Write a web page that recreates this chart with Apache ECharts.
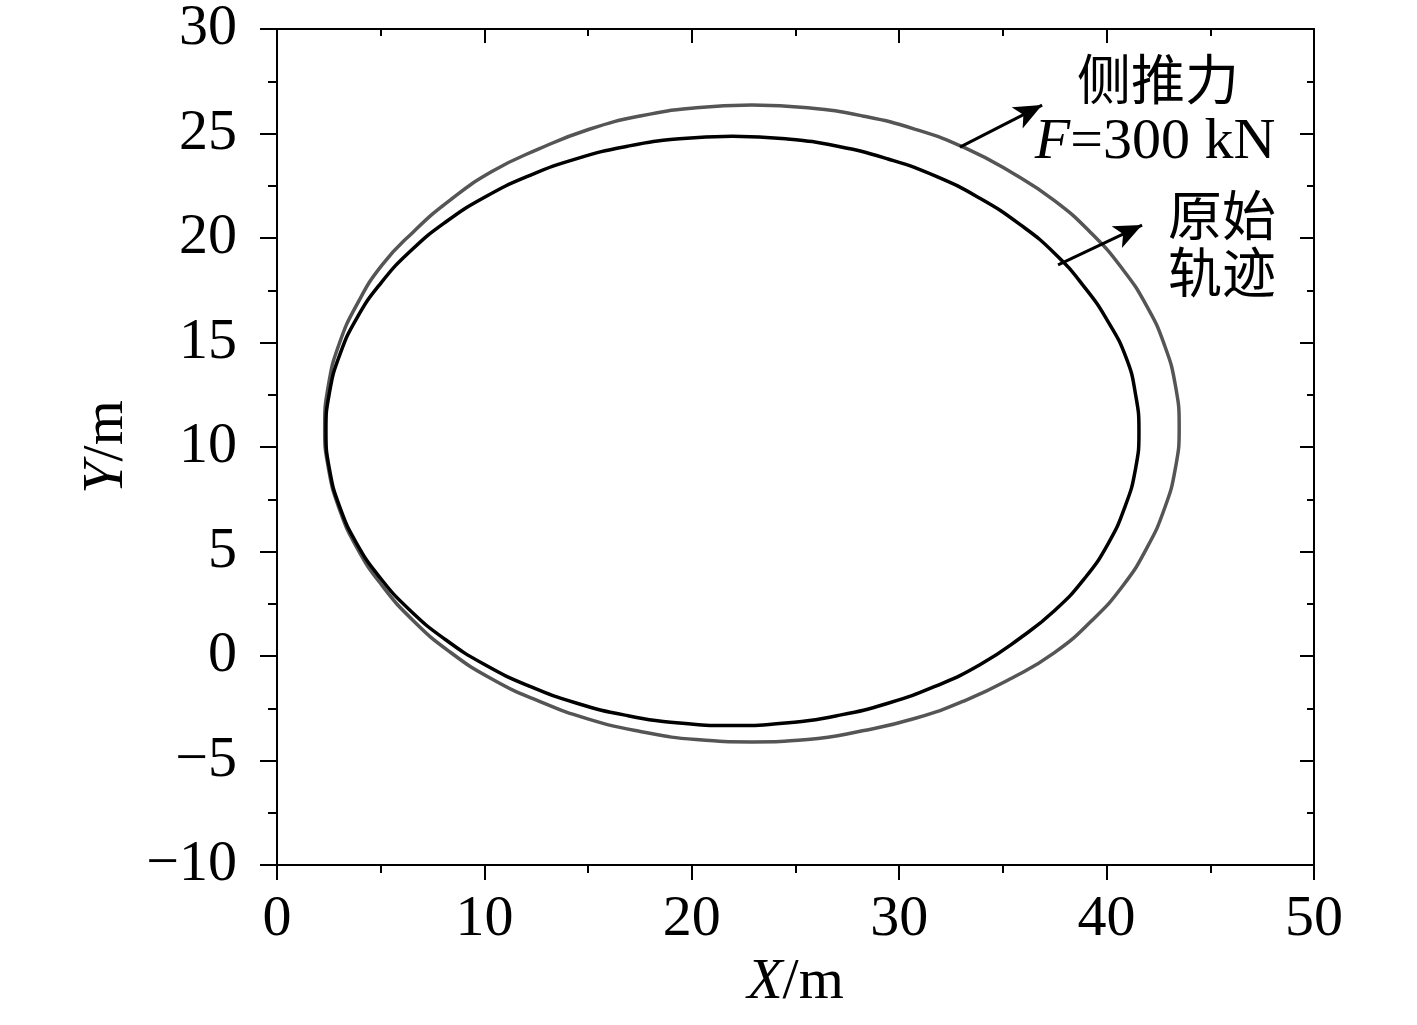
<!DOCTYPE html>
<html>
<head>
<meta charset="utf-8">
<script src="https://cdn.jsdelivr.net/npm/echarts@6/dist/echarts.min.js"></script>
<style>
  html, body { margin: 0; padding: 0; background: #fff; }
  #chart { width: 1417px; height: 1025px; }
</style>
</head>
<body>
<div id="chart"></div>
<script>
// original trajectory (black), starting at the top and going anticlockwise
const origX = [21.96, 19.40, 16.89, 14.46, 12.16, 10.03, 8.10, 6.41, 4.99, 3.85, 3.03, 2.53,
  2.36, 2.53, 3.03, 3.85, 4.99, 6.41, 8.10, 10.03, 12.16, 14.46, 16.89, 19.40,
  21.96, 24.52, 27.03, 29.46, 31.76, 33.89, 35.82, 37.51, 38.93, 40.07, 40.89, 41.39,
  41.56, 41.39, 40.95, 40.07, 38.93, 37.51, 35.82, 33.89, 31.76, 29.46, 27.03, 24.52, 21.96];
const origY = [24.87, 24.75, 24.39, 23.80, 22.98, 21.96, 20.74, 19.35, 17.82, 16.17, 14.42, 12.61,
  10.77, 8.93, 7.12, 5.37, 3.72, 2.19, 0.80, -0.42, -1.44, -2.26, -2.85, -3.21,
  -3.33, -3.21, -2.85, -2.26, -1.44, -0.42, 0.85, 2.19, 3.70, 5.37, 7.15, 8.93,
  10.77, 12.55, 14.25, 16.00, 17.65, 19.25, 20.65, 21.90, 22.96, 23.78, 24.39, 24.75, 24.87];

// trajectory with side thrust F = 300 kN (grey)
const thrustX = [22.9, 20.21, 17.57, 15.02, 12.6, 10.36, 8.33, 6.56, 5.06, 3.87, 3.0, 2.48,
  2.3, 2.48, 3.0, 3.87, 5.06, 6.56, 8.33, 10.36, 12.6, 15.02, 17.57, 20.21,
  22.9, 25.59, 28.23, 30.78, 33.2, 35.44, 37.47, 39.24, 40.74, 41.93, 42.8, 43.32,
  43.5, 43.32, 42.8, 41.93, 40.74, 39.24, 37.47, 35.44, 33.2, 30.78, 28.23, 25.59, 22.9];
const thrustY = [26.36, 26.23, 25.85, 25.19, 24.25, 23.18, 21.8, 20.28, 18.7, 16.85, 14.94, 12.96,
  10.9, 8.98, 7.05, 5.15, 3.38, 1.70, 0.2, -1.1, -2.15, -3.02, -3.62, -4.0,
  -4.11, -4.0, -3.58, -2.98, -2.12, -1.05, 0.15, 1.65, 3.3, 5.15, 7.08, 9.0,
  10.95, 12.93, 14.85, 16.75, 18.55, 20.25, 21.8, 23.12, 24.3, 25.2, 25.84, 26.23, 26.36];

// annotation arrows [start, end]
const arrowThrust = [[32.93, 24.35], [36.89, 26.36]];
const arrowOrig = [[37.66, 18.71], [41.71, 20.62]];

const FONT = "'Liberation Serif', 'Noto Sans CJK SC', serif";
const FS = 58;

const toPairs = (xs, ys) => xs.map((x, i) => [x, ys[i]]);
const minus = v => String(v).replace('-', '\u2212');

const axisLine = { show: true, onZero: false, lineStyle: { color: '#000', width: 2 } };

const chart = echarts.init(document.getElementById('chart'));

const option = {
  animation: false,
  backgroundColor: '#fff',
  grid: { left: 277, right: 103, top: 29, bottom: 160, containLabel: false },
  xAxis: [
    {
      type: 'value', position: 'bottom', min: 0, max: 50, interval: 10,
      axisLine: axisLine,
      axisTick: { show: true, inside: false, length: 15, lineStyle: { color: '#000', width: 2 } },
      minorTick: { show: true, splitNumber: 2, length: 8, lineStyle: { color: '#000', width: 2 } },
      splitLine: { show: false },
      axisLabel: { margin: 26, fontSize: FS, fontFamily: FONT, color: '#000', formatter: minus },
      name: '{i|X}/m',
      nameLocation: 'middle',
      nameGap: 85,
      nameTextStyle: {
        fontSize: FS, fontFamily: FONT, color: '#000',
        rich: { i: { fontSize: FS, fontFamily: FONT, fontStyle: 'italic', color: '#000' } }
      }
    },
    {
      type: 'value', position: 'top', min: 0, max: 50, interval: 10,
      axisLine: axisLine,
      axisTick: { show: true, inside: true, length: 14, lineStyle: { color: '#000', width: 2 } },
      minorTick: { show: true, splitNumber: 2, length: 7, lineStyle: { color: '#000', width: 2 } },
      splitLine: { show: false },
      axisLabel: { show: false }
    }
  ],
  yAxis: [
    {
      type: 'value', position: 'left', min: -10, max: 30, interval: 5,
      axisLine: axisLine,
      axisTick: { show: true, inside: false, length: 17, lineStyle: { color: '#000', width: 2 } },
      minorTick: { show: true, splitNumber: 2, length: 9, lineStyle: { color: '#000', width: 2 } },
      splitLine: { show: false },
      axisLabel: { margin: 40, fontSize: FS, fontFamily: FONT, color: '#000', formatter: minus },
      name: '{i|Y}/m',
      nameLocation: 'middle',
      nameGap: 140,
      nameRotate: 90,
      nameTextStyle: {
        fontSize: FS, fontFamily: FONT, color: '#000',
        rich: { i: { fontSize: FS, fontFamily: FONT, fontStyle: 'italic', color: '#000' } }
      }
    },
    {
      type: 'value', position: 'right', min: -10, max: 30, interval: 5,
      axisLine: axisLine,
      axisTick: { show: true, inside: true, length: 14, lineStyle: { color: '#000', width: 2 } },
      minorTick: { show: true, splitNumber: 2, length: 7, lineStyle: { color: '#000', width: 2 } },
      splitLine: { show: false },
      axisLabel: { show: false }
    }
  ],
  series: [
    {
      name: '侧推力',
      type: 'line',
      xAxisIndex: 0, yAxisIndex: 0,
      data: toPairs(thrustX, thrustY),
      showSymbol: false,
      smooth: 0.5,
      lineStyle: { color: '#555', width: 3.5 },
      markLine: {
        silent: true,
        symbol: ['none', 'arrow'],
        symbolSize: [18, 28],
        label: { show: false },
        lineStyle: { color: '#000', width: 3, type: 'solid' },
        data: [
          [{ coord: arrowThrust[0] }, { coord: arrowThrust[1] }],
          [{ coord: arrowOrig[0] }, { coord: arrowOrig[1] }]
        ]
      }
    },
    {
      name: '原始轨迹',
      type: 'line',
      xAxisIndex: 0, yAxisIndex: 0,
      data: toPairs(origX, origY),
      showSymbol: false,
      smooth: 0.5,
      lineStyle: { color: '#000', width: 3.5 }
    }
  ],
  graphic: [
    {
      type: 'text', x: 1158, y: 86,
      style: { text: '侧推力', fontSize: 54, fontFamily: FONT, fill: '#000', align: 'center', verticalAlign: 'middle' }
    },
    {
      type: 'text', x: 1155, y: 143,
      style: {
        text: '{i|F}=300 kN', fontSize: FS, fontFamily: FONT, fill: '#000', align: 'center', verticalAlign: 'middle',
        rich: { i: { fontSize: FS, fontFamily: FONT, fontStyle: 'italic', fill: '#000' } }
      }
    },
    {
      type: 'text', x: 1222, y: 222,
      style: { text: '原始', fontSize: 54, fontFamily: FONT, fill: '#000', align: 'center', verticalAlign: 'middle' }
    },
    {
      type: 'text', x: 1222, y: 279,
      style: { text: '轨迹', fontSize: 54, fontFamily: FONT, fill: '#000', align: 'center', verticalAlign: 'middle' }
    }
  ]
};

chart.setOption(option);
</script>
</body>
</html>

==========

Exercise directions: Images in the data above are to be skipped. Retype all other material exactly.

Problem solution:
Write a web page that recreates this chart with Apache ECharts.
<!DOCTYPE html>
<html>
<head>
<meta charset="utf-8">
<script src="https://cdn.jsdelivr.net/npm/echarts@6/dist/echarts.min.js"></script>
<style>
  html, body { margin: 0; padding: 0; background: #fff; }
  #chart { width: 1417px; height: 1025px; }
</style>
</head>
<body>
<div id="chart"></div>
<script>
// original trajectory (black), starting at the top and going anticlockwise
const origX = [21.96, 19.40, 16.89, 14.46, 12.16, 10.03, 8.10, 6.41, 4.99, 3.85, 3.03, 2.53,
  2.36, 2.53, 3.03, 3.85, 4.99, 6.41, 8.10, 10.03, 12.16, 14.46, 16.89, 19.40,
  21.96, 24.52, 27.03, 29.46, 31.76, 33.89, 35.82, 37.51, 38.93, 40.07, 40.89, 41.39,
  41.56, 41.39, 40.95, 40.07, 38.93, 37.51, 35.82, 33.89, 31.76, 29.46, 27.03, 24.52, 21.96];
const origY = [24.87, 24.75, 24.39, 23.80, 22.98, 21.96, 20.74, 19.35, 17.82, 16.17, 14.42, 12.61,
  10.77, 8.93, 7.12, 5.37, 3.72, 2.19, 0.80, -0.42, -1.44, -2.26, -2.85, -3.21,
  -3.33, -3.21, -2.85, -2.26, -1.44, -0.42, 0.85, 2.19, 3.70, 5.37, 7.15, 8.93,
  10.77, 12.55, 14.25, 16.00, 17.65, 19.25, 20.65, 21.90, 22.96, 23.78, 24.39, 24.75, 24.87];

// trajectory with side thrust F = 300 kN (grey)
const thrustX = [22.9, 20.21, 17.57, 15.02, 12.6, 10.36, 8.33, 6.56, 5.06, 3.87, 3.0, 2.48,
  2.3, 2.48, 3.0, 3.87, 5.06, 6.56, 8.33, 10.36, 12.6, 15.02, 17.57, 20.21,
  22.9, 25.59, 28.23, 30.78, 33.2, 35.44, 37.47, 39.24, 40.74, 41.93, 42.8, 43.32,
  43.5, 43.32, 42.8, 41.93, 40.74, 39.24, 37.47, 35.44, 33.2, 30.78, 28.23, 25.59, 22.9];
const thrustY = [26.36, 26.23, 25.85, 25.19, 24.25, 23.18, 21.8, 20.28, 18.7, 16.85, 14.94, 12.96,
  10.9, 8.98, 7.05, 5.15, 3.38, 1.70, 0.2, -1.1, -2.15, -3.02, -3.62, -4.0,
  -4.11, -4.0, -3.58, -2.98, -2.12, -1.05, 0.15, 1.65, 3.3, 5.15, 7.08, 9.0,
  10.95, 12.93, 14.85, 16.75, 18.55, 20.25, 21.8, 23.12, 24.3, 25.2, 25.84, 26.23, 26.36];

// annotation arrows [start, end]
const arrowThrust = [[32.93, 24.35], [36.89, 26.36]];
const arrowOrig = [[37.66, 18.71], [41.71, 20.62]];

const FONT = "'Liberation Serif', 'Noto Sans CJK SC', serif";
const FS = 58;

const toPairs = (xs, ys) => xs.map((x, i) => [x, ys[i]]);
const minus = v => String(v).replace('-', '\u2212');

const axisLine = { show: true, onZero: false, lineStyle: { color: '#000', width: 2 } };

const chart = echarts.init(document.getElementById('chart'));

const option = {
  animation: false,
  backgroundColor: '#fff',
  grid: { left: 277, right: 103, top: 29, bottom: 160, containLabel: false },
  xAxis: [
    {
      type: 'value', position: 'bottom', min: 0, max: 50, interval: 10,
      axisLine: axisLine,
      axisTick: { show: true, inside: false, length: 15, lineStyle: { color: '#000', width: 2 } },
      minorTick: { show: true, splitNumber: 2, length: 8, lineStyle: { color: '#000', width: 2 } },
      splitLine: { show: false },
      axisLabel: { margin: 26, fontSize: FS, fontFamily: FONT, color: '#000', formatter: minus },
      name: '{i|X}/m',
      nameLocation: 'middle',
      nameGap: 85,
      nameTextStyle: {
        fontSize: FS, fontFamily: FONT, color: '#000',
        rich: { i: { fontSize: FS, fontFamily: FONT, fontStyle: 'italic', color: '#000' } }
      }
    },
    {
      type: 'value', position: 'top', min: 0, max: 50, interval: 10,
      axisLine: axisLine,
      axisTick: { show: true, inside: true, length: 14, lineStyle: { color: '#000', width: 2 } },
      minorTick: { show: true, splitNumber: 2, length: 7, lineStyle: { color: '#000', width: 2 } },
      splitLine: { show: false },
      axisLabel: { show: false }
    }
  ],
  yAxis: [
    {
      type: 'value', position: 'left', min: -10, max: 30, interval: 5,
      axisLine: axisLine,
      axisTick: { show: true, inside: false, length: 17, lineStyle: { color: '#000', width: 2 } },
      minorTick: { show: true, splitNumber: 2, length: 9, lineStyle: { color: '#000', width: 2 } },
      splitLine: { show: false },
      axisLabel: { margin: 40, fontSize: FS, fontFamily: FONT, color: '#000', formatter: minus },
      name: '{i|Y}/m',
      nameLocation: 'middle',
      nameGap: 140,
      nameRotate: 90,
      nameTextStyle: {
        fontSize: FS, fontFamily: FONT, color: '#000',
        rich: { i: { fontSize: FS, fontFamily: FONT, fontStyle: 'italic', color: '#000' } }
      }
    },
    {
      type: 'value', position: 'right', min: -10, max: 30, interval: 5,
      axisLine: axisLine,
      axisTick: { show: true, inside: true, length: 14, lineStyle: { color: '#000', width: 2 } },
      minorTick: { show: true, splitNumber: 2, length: 7, lineStyle: { color: '#000', width: 2 } },
      splitLine: { show: false },
      axisLabel: { show: false }
    }
  ],
  series: [
    {
      name: '侧推力',
      type: 'line',
      xAxisIndex: 0, yAxisIndex: 0,
      data: toPairs(thrustX, thrustY),
      showSymbol: false,
      smooth: 0.5,
      lineStyle: { color: '#555', width: 3.5 },
      markLine: {
        silent: true,
        symbol: ['none', 'arrow'],
        symbolSize: [18, 28],
        label: { show: false },
        lineStyle: { color: '#000', width: 3, type: 'solid' },
        data: [
          [{ coord: arrowThrust[0] }, { coord: arrowThrust[1] }],
          [{ coord: arrowOrig[0] }, { coord: arrowOrig[1] }]
        ]
      }
    },
    {
      name: '原始轨迹',
      type: 'line',
      xAxisIndex: 0, yAxisIndex: 0,
      data: toPairs(origX, origY),
      showSymbol: false,
      smooth: 0.5,
      lineStyle: { color: '#000', width: 3.5 }
    }
  ],
  graphic: [
    {
      type: 'text', x: 1158, y: 86,
      style: { text: '侧推力', fontSize: 54, fontFamily: FONT, fill: '#000', align: 'center', verticalAlign: 'middle' }
    },
    {
      type: 'text', x: 1155, y: 143,
      style: {
        text: '{i|F}=300 kN', fontSize: FS, fontFamily: FONT, fill: '#000', align: 'center', verticalAlign: 'middle',
        rich: { i: { fontSize: FS, fontFamily: FONT, fontStyle: 'italic', fill: '#000' } }
      }
    },
    {
      type: 'text', x: 1222, y: 222,
      style: { text: '原始', fontSize: 54, fontFamily: FONT, fill: '#000', align: 'center', verticalAlign: 'middle' }
    },
    {
      type: 'text', x: 1222, y: 279,
      style: { text: '轨迹', fontSize: 54, fontFamily: FONT, fill: '#000', align: 'center', verticalAlign: 'middle' }
    }
  ]
};

chart.setOption(option);
</script>
</body>
</html>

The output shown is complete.